1. 5
    Mar

    Too good to be true

    Last night, after a long, grueling day, I couldn’t force my mind to shut off to sleep, so I decided to roll over, pick up my handy dandy Kindle and read a few chapters of a book I started at the beginning of the week. According to Kindle, I’m 41% finished with Off The Record by Elizabeth White. Amazon readers have given Off The Record an average of four out of five stars so far, and I can already see why. (See for yourself here)

    Although I am very in tune to the plot line (which features a young Alabama judge with strict moral and political values running for a seat on the Alabama Supreme Court, who re-connects with a former college flame turned New York religion reporter), one cliche line from an obscure, almost un-related (at this point in time) scene in the book caught my attention last night and caused me to put down my Kindle, grab a pen and decorative sticky note, copy the line onto said sticky note, proceed to make notes about how to blog about the line and fall into a deep sleep. (Success! Sleep!)

    The line, “If something seems too good to be true, it probably is.”
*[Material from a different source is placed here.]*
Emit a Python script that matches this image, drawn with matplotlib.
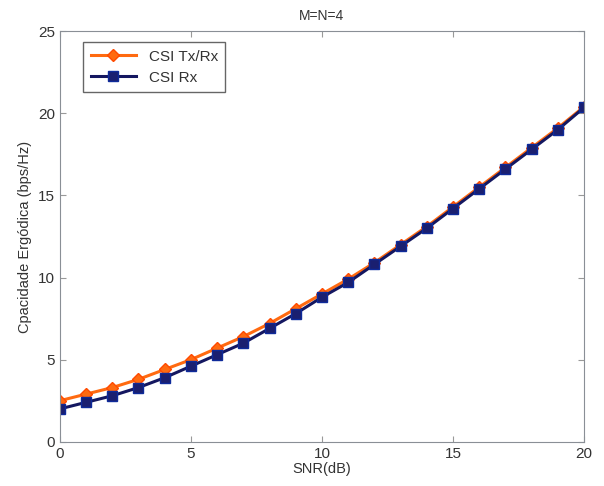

    Two words that stuck out to me in this line were ‘seems’ and ‘probably’. The uncertain nature of both words does not ring true to the overall message it’s meant to convey. The advice here is that something which is real and good in life will never be perfect, if it is, then it is not real. However, by using the words ‘seems’ and ‘probably’, the line makes the reader question whether or not they are the exception rather than the rule. Maybe something does ‘seem’ too good to be true, but what if that’s just one person’s perception…does that then make it unreal in all cases, or just in that case?

    For those of you who prefer to learn by example, here’s one. The current estimated jackpot for March 6 for the Texas Lotto is $55 million. The estimated cash value of this prize is $35 million. So after the necessary taxes and fees have been taken out of the money, the winner will end up with $35 million dollars if they chose at the time of purchase of their ticket that they do not wish to receive annual payments (that’s an entirely different ballgame, folks!). Now, with all of that said, the chances of winning the jackpot prize is actually 1:25,827,165. To you does that make the odds of ending up with $35 million bucks in the bank seem too good to be true?

    If your answer is yes, then you probably think that winning the Texas Lottery is too good to be true. But what about past winners? The people in the Texas Lottery winners gallery would probably tell you differently. Although many of them have not won jackpot prizes, the prizes they have won have probably convinced them that winning big is NOT too good to be true.

    As much as I hold to the fact that there has to be something out there that too good to be true for me that really isn’t, in my own life, I cannot think of one thing that I thought was too good to be true which didn’t eventually let me down. I believe that’s just the nature of our society, though. Society forces people to change their perception of things that they want to perceive to be perfect, therefore setting every situation up to end in heartbreak. That really reinforces my point of yesterday’s blog…don’t listen to what other people say or think, it really can only lead to bad things.

    It’s all a matter of perception. Choose yours.